Jonathan Bamber
Director of the Bristol Glaciology Centre, University of Bristol
Sea level rise (SLR) is one of most serious and certain consequences of global heating. It is a field I have worked in for some two decades and I was genuinely surprised by the results of this study, which is not about reassessing how much SLR there might be in the future but about using the correct estimate of present-day sea level. This might seem obvious, but unless practitioners and others working in the field understand the nuances of the different types of reference surfaces used and how they relate to coastal sea level it is easy to miscalculate the offset between coastal elevation and the sea surface height in that location.
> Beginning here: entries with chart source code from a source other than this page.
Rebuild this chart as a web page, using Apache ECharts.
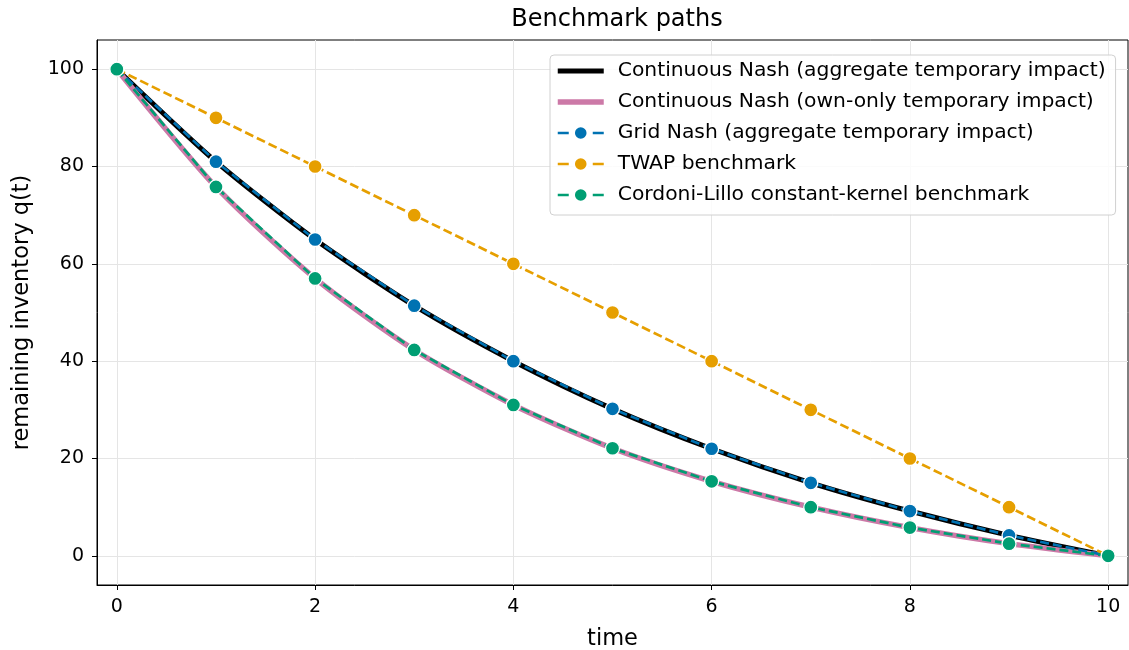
<!DOCTYPE html>
<html><head><meta charset="utf-8">
<script src="https://cdn.jsdelivr.net/npm/echarts@6/dist/echarts.min.js"></script>
<style>html,body{margin:0;padding:0;background:#fff}#c{width:1129px;height:650px}</style>
</head><body><div id="c"></div>
<script>
const times = [0,1,2,3,4,5,6,7,8,9,10];
const gridNash = [100,81.0,65.0,51.4,40.0,30.2,22.0,15.0,9.2,4.2,0];
const twap = [100,90,80,70,60,50,40,30,20,10,0];
const cordoni = [100,75.8,57.0,42.3,31.0,22.1,15.3,10.0,5.8,2.5,0];
const contAgg = [100,81.0,65.0,51.4,40.0,30.2,22.0,15.0,9.2,4.2,0];
const contOwn = [100,75.8,57.0,42.3,31.0,22.1,15.3,10.0,5.8,2.5,0];
const xTicks = [0,2,4,6,8,10];
const yTicks = [0,20,40,60,80,100];
const names = ['Continuous Nash (aggregate temporary impact)','Continuous Nash (own-only temporary impact)','Grid Nash (aggregate temporary impact)','TWAP benchmark','Cordoni-Lillo constant-kernel benchmark'];

const pair = (ys) => times.map((t,i)=>[t,ys[i]]);
const font = 'DejaVu Sans';
const C_BLACK = '#000000', C_PINK = '#cc79a7', C_BLUE = '#0072b2', C_ORANGE = '#e69f00', C_GREEN = '#009e73';
const chart = echarts.init(document.getElementById('c'), null, {renderer:'canvas'});
const mk = (name, data, color, opt) => Object.assign({
  name, type:'line', data: pair(data), animation:false,
  lineStyle:{color, width:2.7, type:[9,4]}, itemStyle:{color, borderColor:'#fff', borderWidth:1.3},
  symbol:'circle', symbolSize:14, showSymbol:true
}, opt||{});
const noMark = {color:'transparent', borderColor:'transparent', opacity:0};
chart.setOption({
  animation:false,
  textStyle:{fontFamily:font},
  title:{text:'Benchmark paths', left:612, textAlign:'center', top:3, textStyle:{fontFamily:font, fontSize:24, fontWeight:'normal', color:'#000'}},
  grid:{left:97, right:1, top:40, bottom:65, show:true, borderColor:'#000', borderWidth:1, containLabel:false, outerBoundsMode:'none'},
  legend:{
    left:550, top:55, orient:'vertical', itemGap:11, itemWidth:46, itemHeight:17,
    backgroundColor:'rgba(255,255,255,0.85)', borderColor:'#d0d0d0', borderWidth:1, borderRadius:4,
    padding:[6,10,10,5],
    lineStyle:{width:'inherit'},
    textStyle:{fontFamily:font, fontSize:20.3, lineHeight:20, color:'#000', padding:[0,0,0,9]},
    data:[
      {name:names[0], itemStyle:noMark, lineStyle:{width:5, color:C_BLACK}},
      {name:names[1], itemStyle:noMark, lineStyle:{width:5.5, color:C_PINK}},
      {name:names[2], lineStyle:{type:[11,24], width:2.7}},
      {name:names[3], lineStyle:{type:[11,24], width:2.7}},
      {name:names[4], lineStyle:{type:[11,24], width:2.7}}
    ]
  },
  xAxis:{type:'value', min:-0.2, max:10.2, name:'time', nameLocation:'middle', nameGap:43,
    nameTextStyle:{fontFamily:font, fontSize:22.5, color:'#000'},
    axisLine:{show:true, onZero:false, lineStyle:{color:'#000'}},
    axisTick:{show:true, length:5, lineStyle:{color:'#000'}, customValues:xTicks},
    axisLabel:{fontFamily:font, fontSize:19, color:'#000', margin:13, customValues:xTicks},
    splitLine:{show:true, lineStyle:{color:'#e5e5e5', width:1}}},
  yAxis:{type:'value', min:-6, max:106, name:'remaining inventory q(t)', nameLocation:'middle', nameGap:63, nameRotate:90,
    nameTextStyle:{fontFamily:font, fontSize:22.5, color:'#000'},
    axisLine:{show:true, onZero:false, lineStyle:{color:'#000'}},
    axisTick:{show:true, length:5, lineStyle:{color:'#000'}, customValues:yTicks},
    axisLabel:{fontFamily:font, fontSize:19, color:'#000', margin:13, customValues:yTicks},
    splitLine:{show:true, lineStyle:{color:'#e5e5e5', width:1}}},
  series:[
    {name:names[0], type:'line', data:pair(contAgg), smooth:0.25, showSymbol:false, symbol:'none',
      lineStyle:{color:C_BLACK, width:5}, itemStyle:{color:C_BLACK}, z:2},
    {name:names[1], type:'line', data:pair(contOwn), smooth:0.25, showSymbol:false, symbol:'none',
      lineStyle:{color:C_PINK, width:5.5}, itemStyle:{color:C_PINK}, z:2},
    mk(names[2], gridNash, C_BLUE, {z:3}),
    mk(names[3], twap, C_ORANGE, {z:3}),
    mk(names[4], cordoni, C_GREEN, {z:4})
  ]
});
</script></body></html>
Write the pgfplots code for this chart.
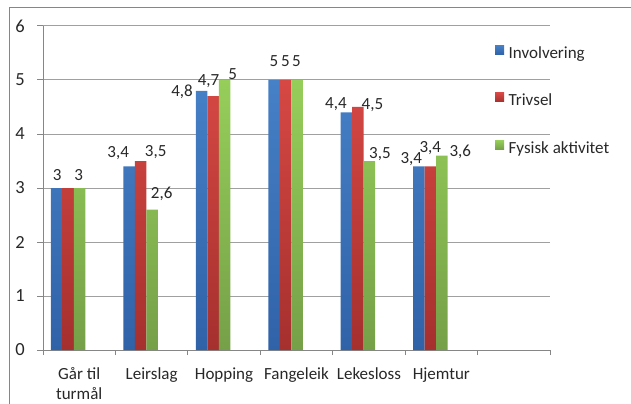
\documentclass[border=0pt]{standalone}
\usepackage{fontspec}
\setmainfont{Carlito}
\usepackage{pgfplots}
\usepackage{pgfplotstable}
\pgfplotsset{compat=1.18}

\definecolor{axgray}{RGB}{134,134,134}
\definecolor{gridgray}{RGB}{160,160,160}
\definecolor{txt}{RGB}{40,40,40}
\definecolor{blueTop}{RGB}{70,128,198}
\definecolor{blueBot}{RGB}{48,98,168}
\definecolor{blueMid}{RGB}{60,115,188}
\definecolor{redTop}{RGB}{214,72,68}
\definecolor{redBot}{RGB}{165,48,46}
\definecolor{redMid}{RGB}{195,60,56}
\definecolor{greenTop}{RGB}{150,206,90}
\definecolor{greenBot}{RGB}{118,160,72}
\definecolor{greenMid}{RGB}{138,188,82}

% x y  label offset (dx, dy in bp)  label shown (op)
\pgfplotstableread{
x y   dx    dy   op
0 3.0  0.5  12.5 1
1 3.4 -11   13.4 1
2 4.8 -19.5 -1   1
3 5.0  0    18.5 1
4 4.4 -10.5  8.4 1
5 3.4 -7.5   7   1
}\involvering
\pgfplotstableread{
x y   dx    dy   op
0 3.0  0    13   0
1 3.5  15    9   1
2 4.7 -4.5  15   1
3 5.0  0    18.5 1
4 4.5  14.5  2   1
5 3.4  0    18   1
}\trivsel
\pgfplotstableread{
x y   dx    dy   op
0 3.0 -1    12.5 1
1 2.6  9.5  15.6 1
2 5.0  8     6   1
3 5.0 -0.5  18.5 1
4 3.5  10.5  7   1
5 3.6  18.5  3.6 1
}\fysisk

\pgfplotsset{
  barlabels/.style={
    nodes near coords,
    visualization depends on={\thisrow{dx} \as \ldx},
    visualization depends on={\thisrow{dy} \as \ldy},
    visualization depends on={\thisrow{op} \as \lop},
    every node near coord/.append style={anchor=center, inner sep=0pt,
      xshift=\ldx bp, yshift=\ldy bp, opacity=\lop, text=txt,
      font=\fontsize{17bp}{20bp}\selectfont},
  },
}

\begin{document}
\begin{tikzpicture}[x=1bp,y=1bp]
\useasboundingbox (0,0) rectangle (631,403);
\draw[axgray, line width=1bp] (9,-10) -- (9,395) -- (645,395);
\begin{axis}[
  at={(43bp,53bp)}, anchor=south west,
  scale only axis, width=507bp, height=324bp,
  xmin=-0.5, xmax=6.5, ymin=0, ymax=6,
  axis lines*=left,
  axis line style={axgray, line width=1bp},
  ybar, bar width=11.5bp,
  xtick={0,...,5},
  xticklabels={{\strut Går til\\turmål},\strut Leirslag,\strut Hopping,\strut Fangeleik,\strut Lekesloss,\strut Hjemtur},
  major x tick style={draw=none},
  minor xtick={-0.5,0.5,...,6.5},
  minor x tick style={axgray, line width=1bp},
  minor tick length=5bp,
  ytick={0,...,6},
  y tick style={axgray, line width=1bp},
  major tick length=6bp,
  tick align=outside,
  ymajorgrids,
  grid style={gridgray, line width=1bp},
  xticklabel style={anchor=north, align=center, inner sep=0pt, text=txt,
    yshift=-10bp, font=\fontsize{17bp}{19.5bp}\selectfont},
  yticklabel style={anchor=east, inner sep=0pt, text=txt,
    xshift=-12bp, font=\fontsize{18.5bp}{20bp}\selectfont},
  /pgf/number format/use comma,
  /pgf/number format/assume math mode=true,
  legend style={at={(0.8915,0.9404)}, anchor=north west, draw=none, fill=none,
    inner sep=0pt, row sep=30.4bp, text=txt,
    font=\fontsize{17bp}{20bp}\selectfont,
    nodes={inner sep=0pt, text height=12bp, text depth=4bp},
    /tikz/every odd column/.append style={column sep=4.5bp}},
  legend cell align=left,
]
\addplot[draw=none, bar shift=-22.5bp, top color=blueTop, bottom color=blueBot,
  barlabels,
  legend image code/.code={\fill[blueMid] (0,0) rectangle (9bp,9bp);}]
  table[x=x, y=y] {\involvering};
\addlegendentry{Involvering}
\addplot[draw=none, bar shift=-11bp, top color=redTop, bottom color=redBot,
  barlabels,
  legend image code/.code={\fill[redMid] (0,0) rectangle (9bp,9bp);}]
  table[x=x, y=y] {\trivsel};
\addlegendentry{Trivsel}
\addplot[draw=none, bar shift=0.5bp, top color=greenTop, bottom color=greenBot,
  barlabels,
  legend image code/.code={\fill[greenMid] (0,0) rectangle (9bp,9bp);}]
  table[x=x, y=y] {\fysisk};
\addlegendentry{Fysisk aktivitet}
\end{axis}
\end{tikzpicture}
\end{document}
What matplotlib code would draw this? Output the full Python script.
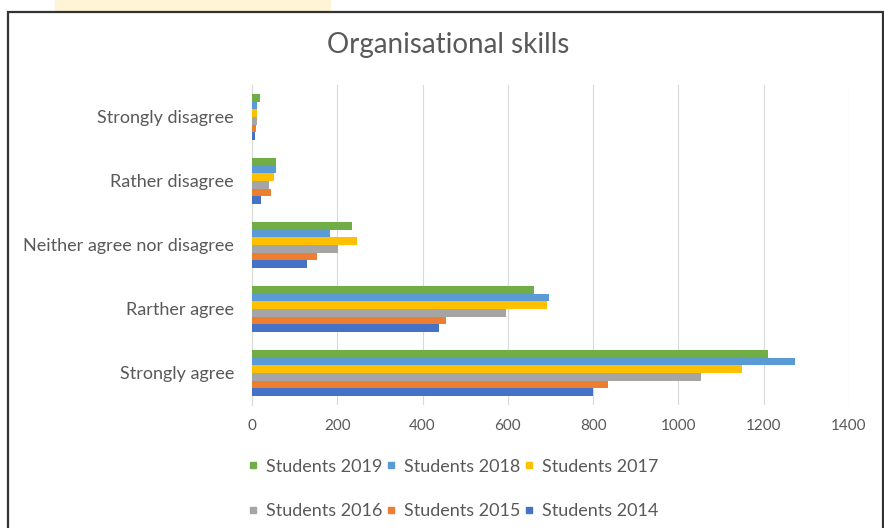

What the authors demonstrate is that in the majority of impact studies, that is exactly what has happened. The wrong assumptions are made about what present-day sea level is and it turns out that it has generally been underestimated in key sensitive coastal areas. This has important implications for impacts of future SLR in terms of the area and number of people potentially affected in low lying areas such as south east Asia and the Nile delta. It does not affect how much SLR might occur in the future.
The authors estimate that the offset between the true sea surface height and that used in impact studies is around 24-27 cm. To put that in context, that is more than the total SLR that has occurred since the beginning of the 20th century. They highlight an important limitation in most coastal impact studies but their conclusions about how this will affect estimates of future coastal inundation are less certain. First, they assume a higher accuracy for estimates in mean sea surface height at the coast than is actually the case. The best way to assess this is against tide gauge data, which are actually located at the land/ocean boundary. Second, the elevation of the land surface in the coastal zone has relatively large errors, which compounds the difficulty in determining the relative difference between the height of the land and sea at the coast.